Exercise aim.
In the listing that follows, retype every line from the first through the one containing "priceTicks = ['2,830','2,880','2,930','2,980','3,030','3,080'];". Pictures are to be left out.

Dataset content.
-*-*-

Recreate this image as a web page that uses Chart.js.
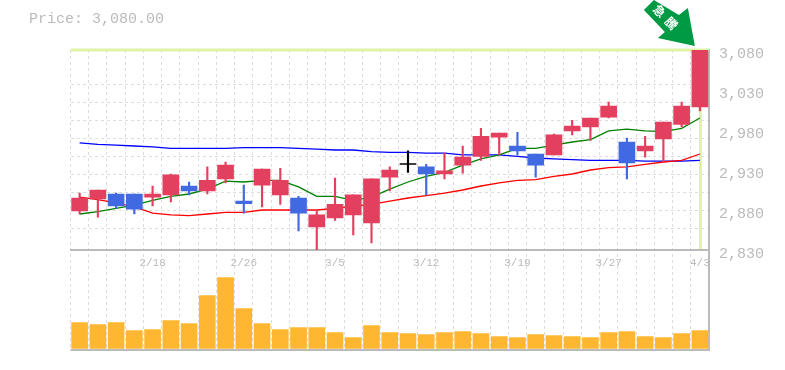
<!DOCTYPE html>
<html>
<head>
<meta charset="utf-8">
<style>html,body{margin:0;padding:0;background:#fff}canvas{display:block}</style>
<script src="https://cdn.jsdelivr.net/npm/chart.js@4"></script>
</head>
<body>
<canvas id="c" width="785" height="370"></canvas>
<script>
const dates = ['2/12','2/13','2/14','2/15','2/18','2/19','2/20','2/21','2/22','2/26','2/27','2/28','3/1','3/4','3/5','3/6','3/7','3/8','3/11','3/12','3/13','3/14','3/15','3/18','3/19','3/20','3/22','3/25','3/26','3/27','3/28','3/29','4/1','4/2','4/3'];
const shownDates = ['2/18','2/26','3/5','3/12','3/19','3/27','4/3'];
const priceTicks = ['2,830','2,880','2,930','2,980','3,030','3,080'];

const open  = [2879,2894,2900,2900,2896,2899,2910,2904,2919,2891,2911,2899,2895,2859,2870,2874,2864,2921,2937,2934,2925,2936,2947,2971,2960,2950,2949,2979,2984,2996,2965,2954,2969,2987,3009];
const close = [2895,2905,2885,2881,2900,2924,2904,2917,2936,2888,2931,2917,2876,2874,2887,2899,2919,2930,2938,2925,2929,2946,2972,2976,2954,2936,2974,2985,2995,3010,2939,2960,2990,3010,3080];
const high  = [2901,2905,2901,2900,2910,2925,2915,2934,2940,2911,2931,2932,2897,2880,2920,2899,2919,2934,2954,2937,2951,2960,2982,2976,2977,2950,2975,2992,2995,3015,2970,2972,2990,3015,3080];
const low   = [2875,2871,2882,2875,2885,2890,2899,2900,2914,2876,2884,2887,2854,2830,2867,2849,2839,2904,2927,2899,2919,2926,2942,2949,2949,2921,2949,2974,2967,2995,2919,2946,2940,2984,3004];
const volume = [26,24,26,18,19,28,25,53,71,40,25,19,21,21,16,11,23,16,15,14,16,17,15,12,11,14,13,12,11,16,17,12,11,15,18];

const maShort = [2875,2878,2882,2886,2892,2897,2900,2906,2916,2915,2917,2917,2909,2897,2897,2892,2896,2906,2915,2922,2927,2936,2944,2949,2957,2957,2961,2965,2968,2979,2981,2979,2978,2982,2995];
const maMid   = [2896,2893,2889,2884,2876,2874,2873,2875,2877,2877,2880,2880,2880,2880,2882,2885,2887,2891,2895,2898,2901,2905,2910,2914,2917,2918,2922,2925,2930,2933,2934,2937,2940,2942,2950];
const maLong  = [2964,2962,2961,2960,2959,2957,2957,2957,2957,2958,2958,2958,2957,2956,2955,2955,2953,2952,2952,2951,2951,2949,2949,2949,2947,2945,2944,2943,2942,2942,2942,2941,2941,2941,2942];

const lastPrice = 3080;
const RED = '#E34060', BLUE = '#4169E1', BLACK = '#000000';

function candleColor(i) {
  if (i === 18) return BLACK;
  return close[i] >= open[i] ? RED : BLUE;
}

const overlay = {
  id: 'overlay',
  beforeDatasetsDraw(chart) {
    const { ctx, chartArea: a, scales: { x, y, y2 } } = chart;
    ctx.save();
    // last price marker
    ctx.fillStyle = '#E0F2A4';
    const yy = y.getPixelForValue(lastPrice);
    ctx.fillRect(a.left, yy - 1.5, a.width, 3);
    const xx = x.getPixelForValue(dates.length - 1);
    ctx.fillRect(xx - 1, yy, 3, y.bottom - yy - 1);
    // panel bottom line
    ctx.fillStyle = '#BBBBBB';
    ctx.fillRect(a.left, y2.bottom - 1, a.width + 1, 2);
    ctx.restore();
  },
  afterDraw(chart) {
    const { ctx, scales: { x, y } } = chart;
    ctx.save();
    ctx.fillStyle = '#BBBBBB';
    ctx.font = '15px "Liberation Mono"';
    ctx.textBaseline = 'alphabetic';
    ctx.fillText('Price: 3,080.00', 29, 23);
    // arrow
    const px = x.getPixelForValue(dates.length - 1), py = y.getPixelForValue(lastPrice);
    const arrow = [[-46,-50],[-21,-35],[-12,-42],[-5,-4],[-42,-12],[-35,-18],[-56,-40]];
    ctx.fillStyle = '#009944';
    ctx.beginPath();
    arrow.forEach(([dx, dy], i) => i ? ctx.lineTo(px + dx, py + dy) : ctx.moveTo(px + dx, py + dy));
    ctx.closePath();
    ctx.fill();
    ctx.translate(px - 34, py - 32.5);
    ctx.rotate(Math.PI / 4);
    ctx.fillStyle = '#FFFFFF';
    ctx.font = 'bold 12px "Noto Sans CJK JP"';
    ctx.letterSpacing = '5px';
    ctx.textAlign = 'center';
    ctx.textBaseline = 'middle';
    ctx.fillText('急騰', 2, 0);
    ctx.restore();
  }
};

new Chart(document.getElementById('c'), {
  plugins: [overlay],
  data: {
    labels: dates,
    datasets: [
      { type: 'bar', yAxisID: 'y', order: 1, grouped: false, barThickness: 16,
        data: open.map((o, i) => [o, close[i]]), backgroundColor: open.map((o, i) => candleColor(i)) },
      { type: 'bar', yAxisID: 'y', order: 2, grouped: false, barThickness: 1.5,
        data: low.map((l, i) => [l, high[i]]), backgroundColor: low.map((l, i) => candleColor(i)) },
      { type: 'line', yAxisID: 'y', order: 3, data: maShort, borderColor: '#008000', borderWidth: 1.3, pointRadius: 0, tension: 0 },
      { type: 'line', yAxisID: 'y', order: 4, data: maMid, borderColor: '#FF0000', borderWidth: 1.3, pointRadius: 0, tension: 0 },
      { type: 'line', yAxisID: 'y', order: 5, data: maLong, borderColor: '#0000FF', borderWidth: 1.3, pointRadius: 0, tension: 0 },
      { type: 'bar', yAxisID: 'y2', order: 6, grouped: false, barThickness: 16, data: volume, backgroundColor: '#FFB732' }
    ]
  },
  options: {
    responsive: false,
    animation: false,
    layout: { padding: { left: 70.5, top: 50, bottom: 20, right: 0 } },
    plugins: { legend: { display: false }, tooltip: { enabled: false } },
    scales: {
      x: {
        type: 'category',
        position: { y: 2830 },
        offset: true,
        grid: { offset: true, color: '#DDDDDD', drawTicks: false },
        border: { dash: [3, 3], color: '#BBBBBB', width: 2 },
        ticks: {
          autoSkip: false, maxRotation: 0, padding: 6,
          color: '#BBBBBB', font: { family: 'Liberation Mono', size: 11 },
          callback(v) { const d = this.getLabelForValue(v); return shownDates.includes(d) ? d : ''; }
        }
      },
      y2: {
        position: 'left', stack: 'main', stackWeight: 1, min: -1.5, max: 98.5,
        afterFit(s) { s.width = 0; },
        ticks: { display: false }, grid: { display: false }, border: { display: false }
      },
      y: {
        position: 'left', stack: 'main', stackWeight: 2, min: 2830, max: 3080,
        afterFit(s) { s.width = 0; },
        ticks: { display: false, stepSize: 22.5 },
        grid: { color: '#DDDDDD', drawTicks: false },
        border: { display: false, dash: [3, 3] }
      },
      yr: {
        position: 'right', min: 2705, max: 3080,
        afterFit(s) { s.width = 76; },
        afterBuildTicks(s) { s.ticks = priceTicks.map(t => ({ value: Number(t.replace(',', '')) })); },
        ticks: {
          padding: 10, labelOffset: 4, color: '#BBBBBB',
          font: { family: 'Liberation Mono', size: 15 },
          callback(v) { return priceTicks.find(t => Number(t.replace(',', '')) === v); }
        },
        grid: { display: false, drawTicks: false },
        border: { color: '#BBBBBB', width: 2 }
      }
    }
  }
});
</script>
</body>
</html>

-*-*-

Correct output.
Recreate this image as a web page that uses Chart.js.
<!DOCTYPE html>
<html>
<head>
<meta charset="utf-8">
<style>html,body{margin:0;padding:0;background:#fff}canvas{display:block}</style>
<script src="https://cdn.jsdelivr.net/npm/chart.js@4"></script>
</head>
<body>
<canvas id="c" width="785" height="370"></canvas>
<script>
const dates = ['2/12','2/13','2/14','2/15','2/18','2/19','2/20','2/21','2/22','2/26','2/27','2/28','3/1','3/4','3/5','3/6','3/7','3/8','3/11','3/12','3/13','3/14','3/15','3/18','3/19','3/20','3/22','3/25','3/26','3/27','3/28','3/29','4/1','4/2','4/3'];
const shownDates = ['2/18','2/26','3/5','3/12','3/19','3/27','4/3'];
const priceTicks = ['2,830','2,880','2,930','2,980','3,030','3,080'];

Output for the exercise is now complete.